Why develop for a platform that has almost zero users? Why buy an expensive device that has almost zero apps?

rob74 10/24/2024||
Agreed - but in the past, Apple has been able to overcome this issue for several new products. If third party developers are understandably less enthusiastic to invest in this platform, Apple could either develop apps themself or pay third party developers to do it (what a novel concept!). But they don't seem willing to do it...
anabanana9 10/25/2024||
[dead]
ilrwbwrkhv 10/23/2024|
So Google fails, Apple fails, Facebook has been failing for a while. It seems only Microsoft out of the big tech is still continuing its dominance now with AI and things like that. But this is a great time for startups to come up.
leesec 10/23/2024||
You just listed 4 of the top 10 companies in the world by market cap. Failing is an overstatement
ilrwbwrkhv 10/23/2024||
Throughout history every single company with the biggest market cap has failed.
voxadam 10/23/2024||
> Throughout history every single company with the biggest market cap has failed.

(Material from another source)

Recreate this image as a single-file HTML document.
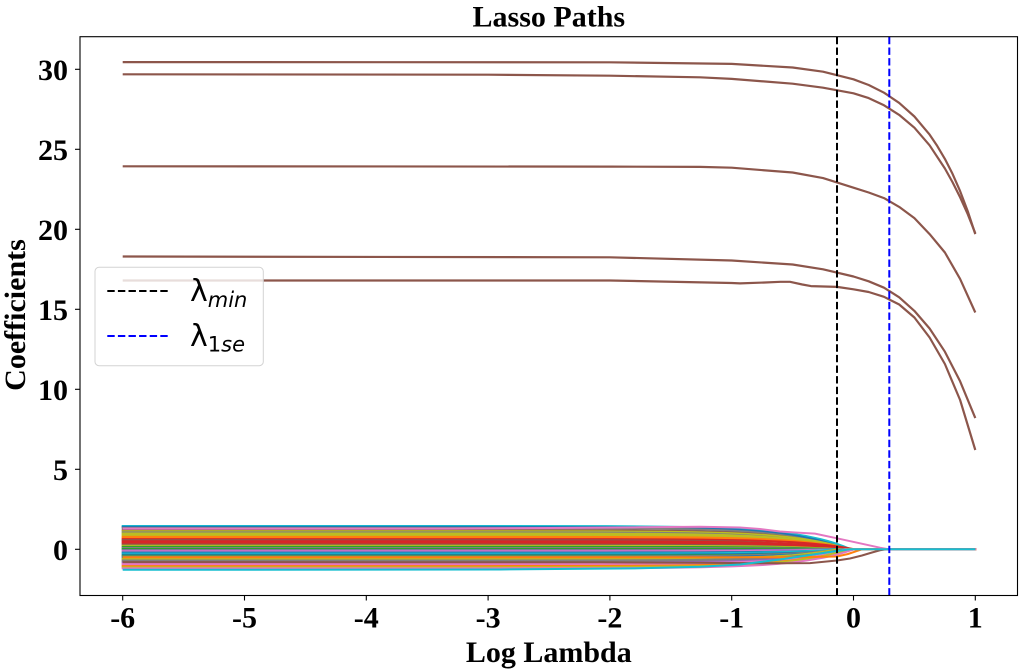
<!DOCTYPE html>
<html><head><meta charset="utf-8"><style>
html,body{margin:0;padding:0;background:#fff;}
svg{display:block;}
.t{font-family:"Liberation Serif","Times New Roman",serif;font-weight:bold;font-size:30px;fill:#000;}
.lg{font-family:"DejaVu Sans",sans-serif;fill:#000;}
</style></head><body>
<svg width="1023" height="670" viewBox="0 0 1023 670" xmlns="http://www.w3.org/2000/svg">
<defs>
<clipPath id="cp"><rect x="121.7" y="30" width="854.6" height="570"/></clipPath>
<path id="u" fill="none" vector-effect="non-scaling-stroke" d="M-900,1 L-365.4,0.999 L-243.6,0.99 L-182.7,0.968 L-152.25,0.944 L-121.8,0.9 L-106.6,0.867 L-91.35,0.822 L-76.1,0.763 L-60.9,0.684 L-45.7,0.578 L-30.45,0.438 L-22.8,0.351 L-15.2,0.25 L-7.6,0.134 L0,0 L200,0"/>
</defs>
<rect width="1023" height="670" fill="#fff"/>

<!-- small coefficient bundle -->
<g clip-path="url(#cp)" stroke-width="2" fill="none">
<use href="#u" transform="translate(851 549.3) scale(1 -23.36)" stroke="#17becf"/>
<use href="#u" transform="translate(846 549.3) scale(1 -22.4)" stroke="#1f77b4"/>
<use href="#u" transform="translate(840 549.3) scale(1 -21.28)" stroke="#7f7f7f"/>
<use href="#u" transform="translate(842 549.3) scale(1 -19.2)" stroke="#8c564b"/>
<use href="#u" transform="translate(848 549.3) scale(1 -18.08)" stroke="#bcbd22"/>
<use href="#u" transform="translate(838 549.3) scale(1 -16.96)" stroke="#7f7f7f"/>
<use href="#u" transform="translate(845 549.3) scale(1 -15.84)" stroke="#bcbd22"/>
<use href="#u" transform="translate(850 549.3) scale(1 -14.72)" stroke="#bcbd22"/>
<use href="#u" transform="translate(836 549.3) scale(1 -13.6)" stroke="#bcbd22"/>
<use href="#u" transform="translate(852 549.3) scale(1 -12.48)" stroke="#ff7f0e"/>
<use href="#u" transform="translate(844 549.3) scale(1 -11.36)" stroke="#ff7f0e"/>
<use href="#u" transform="translate(855 549.3) scale(1 -10.24)" stroke="#d62728"/>
<use href="#u" transform="translate(832 549.3) scale(1 -9.12)" stroke="#8c564b"/>
<use href="#u" transform="translate(850 549.3) scale(1 -8.0)" stroke="#d62728"/>
<use href="#u" transform="translate(853 549.3) scale(1 -6.88)" stroke="#d62728"/>
<use href="#u" transform="translate(846 549.3) scale(1 -5.76)" stroke="#d62728"/>
<use href="#u" transform="translate(828 549.3) scale(1 -4.64)" stroke="#8c564b"/>
<use href="#u" transform="translate(840 549.3) scale(1 -3.52)" stroke="#bcbd22"/>
<use href="#u" transform="translate(835 549.3) scale(1 -2.4)" stroke="#2ca02c"/>
<use href="#u" transform="translate(830 549.3) scale(1 -1.28)" stroke="#7f7f7f"/>
<use href="#u" transform="translate(826 549.3) scale(1 -0.32)" stroke="#2ca02c"/>
<use href="#u" transform="translate(834 549.3) scale(1 0.96)" stroke="#9467bd"/>
<use href="#u" transform="translate(842 549.3) scale(1 2.08)" stroke="#e377c2"/>
<use href="#u" transform="translate(848 549.3) scale(1 3.2)" stroke="#1f77b4"/>
<use href="#u" transform="translate(836 549.3) scale(1 4.32)" stroke="#17becf"/>
<use href="#u" transform="translate(850 549.3) scale(1 5.44)" stroke="#1f77b4"/>
<use href="#u" transform="translate(856 549.3) scale(1 6.4)" stroke="#2ca02c"/>
<use href="#u" transform="translate(840 549.3) scale(1 7.2)" stroke="#7f7f7f"/>
<use href="#u" transform="translate(846 549.3) scale(1 8.32)" stroke="#1f77b4"/>
<use href="#u" transform="translate(852 549.3) scale(1 9.28)" stroke="#bcbd22"/>
<use href="#u" transform="translate(838 549.3) scale(1 10.24)" stroke="#bcbd22"/>
<use href="#u" transform="translate(848 549.3) scale(1 11.2)" stroke="#7f7f7f"/>
<use href="#u" transform="translate(842 549.3) scale(1 12.32)" stroke="#7f7f7f"/>
<use href="#u" transform="translate(850 549.3) scale(1 13.44)" stroke="#9467bd"/>
<use href="#u" transform="translate(852 549.3) scale(1 14.56)" stroke="#e377c2"/>
<use href="#u" transform="translate(846 549.3) scale(1 15.68)" stroke="#e377c2"/>
<use href="#u" transform="translate(850 549.3) scale(1 16.8)" stroke="#ff7f0e"/>
<use href="#u" transform="translate(848 549.3) scale(1 17.92)" stroke="#bcbd22"/>
<use href="#u" transform="translate(854 549.3) scale(1 19.04)" stroke="#e377c2"/>
<!-- specials -->
<polyline stroke="#ff7f0e" points="122.7,557.3 790,557.3 837,556.5 848,554 856,551.3 862,549.3 975.3,549.3"/>
<polyline stroke="#8c564b" points="122.7,562.1 600,562.3 700,562.8 780,563.3 810,563.1 837,560.5 850,558.5 862,555.5 872,552.5 880,550.3 886,549.3 975.3,549.3"/>
<polyline stroke="#e377c2" points="122.7,528.6 450,528.6 550,528 640,527.3 700,526.7 740,527.5 760,529 780,531.5 795,532.5 815,533.6 837,538.3 860,543.3 880,547.7 889,549.3 975.3,549.3"/>
<polyline stroke="#17becf" points="122.7,569.8 500,569.5 640,568.3 700,566.7 740,564.5 760,562 780,559.5 800,556.5 820,553.5 835,551.3 850,549.3 975.3,549.3"/>
</g>

<!-- big brown paths -->
<g fill="none" stroke="#8c564b" stroke-width="2.2" stroke-linejoin="round">
<polyline points="122.7,62.1 609.9,62.3 731.7,63.9 792.6,67.5 823.05,71.7 853.5,79.3 868.7,85.0 884,92.7 899.2,102.9 914.4,116.5 929.6,134.6 937.2,145.9 944.9,158.9 952.5,173.8 960.1,191.1 967.7,211.1 975.3,234.1"/>
<polyline points="122.7,74.3 488.1,74.7 609.9,75.7 700,77.3 731.7,78.9 792.6,83.7 823.05,87.7 853.5,93.3 868.7,98.1 884,105.3 899.2,114.9 914.4,127.7 929.6,145.3 944.9,168.5 952.5,182.1 960.1,197.3 967.7,214.1 975.3,233.3"/>
<polyline points="122.7,166.3 609.9,166.6 700,166.9 731.7,167.7 792.6,172.5 823.05,178.1 853.5,187.7 868.7,192.5 884,198.1 899.2,206.9 914.4,218.1 929.6,234.1 944.9,252.5 960.1,278.9 975.3,312.5"/>
<polyline points="122.7,256.5 609.9,257.3 731.7,260.5 792.6,264.5 823.05,269.3 853.5,276.5 868.7,281.3 884,287.7 899.2,297.3 914.4,310.9 929.6,328.5 944.9,351.7 960.1,381.3 975.3,418.1"/>
<polyline points="122.7,280.5 609.9,280.5 731.7,283.0 740,283.4 765,282.5 780.4,281.8 790,281.8 802.3,284.5 810.9,286.1 837,286.9 853.5,289.3 868.7,292.0 884,296.8 899.2,304.5 914.4,317.5 929.6,337.5 944.9,364 960.1,400 975.3,450"/>
</g>

<!-- vertical dashed lines -->
<line x1="837" y1="595.5" x2="837" y2="36.7" stroke="#000" stroke-width="2" stroke-dasharray="7.4 3.2"/>
<line x1="889.3" y1="595.5" x2="889.3" y2="36.7" stroke="#0000ff" stroke-width="2" stroke-dasharray="7.4 3.2"/>

<!-- axes frame -->
<rect x="80" y="36.7" width="937.5" height="558.8" fill="none" stroke="#000" stroke-width="1.1"/>

<!-- y ticks -->
<g stroke="#000" stroke-width="1.1">
<line x1="75" y1="549.3" x2="80" y2="549.3"/>
<line x1="75" y1="469.3" x2="80" y2="469.3"/>
<line x1="75" y1="389.3" x2="80" y2="389.3"/>
<line x1="75" y1="309.3" x2="80" y2="309.3"/>
<line x1="75" y1="229.3" x2="80" y2="229.3"/>
<line x1="75" y1="149.3" x2="80" y2="149.3"/>
<line x1="75" y1="69.3" x2="80" y2="69.3"/>
<line x1="122.7" y1="595.5" x2="122.7" y2="600.5"/>
<line x1="244.5" y1="595.5" x2="244.5" y2="600.5"/>
<line x1="366.3" y1="595.5" x2="366.3" y2="600.5"/>
<line x1="488.1" y1="595.5" x2="488.1" y2="600.5"/>
<line x1="609.9" y1="595.5" x2="609.9" y2="600.5"/>
<line x1="731.7" y1="595.5" x2="731.7" y2="600.5"/>
<line x1="853.5" y1="595.5" x2="853.5" y2="600.5"/>
<line x1="975.3" y1="595.5" x2="975.3" y2="600.5"/>
</g>
<g class="t" text-anchor="end">
<text x="68" y="559.8">0</text>
<text x="68" y="479.8">5</text>
<text x="68" y="399.8">10</text>
<text x="68" y="319.8">15</text>
<text x="68" y="239.8">20</text>
<text x="68" y="159.8">25</text>
<text x="68" y="79.8">30</text>
</g>
<g class="t" text-anchor="middle">
<text x="122.7" y="627.5">-6</text>
<text x="244.5" y="627.5">-5</text>
<text x="366.3" y="627.5">-4</text>
<text x="488.1" y="627.5">-3</text>
<text x="609.9" y="627.5">-2</text>
<text x="731.7" y="627.5">-1</text>
<text x="853.5" y="627.5">0</text>
<text x="975.3" y="627.5">1</text>
</g>

<!-- title & labels -->
<text class="t" x="548.8" y="26.5" text-anchor="middle">Lasso Paths</text>
<text class="t" x="548.8" y="662" text-anchor="middle">Log Lambda</text>
<text class="t" transform="translate(25 315) rotate(-90)" x="0" y="0" text-anchor="middle">Coefficients</text>

<!-- legend -->
<rect x="95" y="267.3" width="168.3" height="98.4" rx="4" ry="4" fill="#fff" fill-opacity="0.8" stroke="#d3d3d3" stroke-width="1"/>
<line x1="107.3" y1="291" x2="168.3" y2="291" stroke="#000" stroke-width="2" stroke-dasharray="7.4 3.2"/>
<line x1="107.3" y1="336" x2="168.3" y2="336" stroke="#0000ff" stroke-width="2" stroke-dasharray="7.4 3.2"/>
<text class="lg" x="190" y="301"><tspan font-size="30">λ</tspan><tspan font-size="21" font-style="italic" dy="6">min</tspan></text>
<text class="lg" x="190" y="346"><tspan font-size="30">λ</tspan><tspan font-size="21" dy="5.5">1</tspan><tspan font-size="21" font-style="italic">se</tspan></text>
</svg>
</body></html>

A this point in history Apple has the largest market cap and has not failed. Sure, it will fail eventually but it hasn't yet.

ilrwbwrkhv 10/23/2024||
It is failing now
voxadam 10/23/2024||
[citation needed]
joshstrange 10/23/2024||
Not sure where Google, Apple, or Facebook have "failed"... If we are taking a single random product's success/failure and projecting it on the whole company then Microsoft has failed more times than I can count, the most relevant to this discussion being the hololens and the biggest recent history blunder being the Microsoft Phone.
ilrwbwrkhv 10/23/2024||
I said they are failing. Not failed. Bleeding will continue for long since we didn't break these up earlier. But companies are either going up or down and anyone with half a brain can see that these three are going down.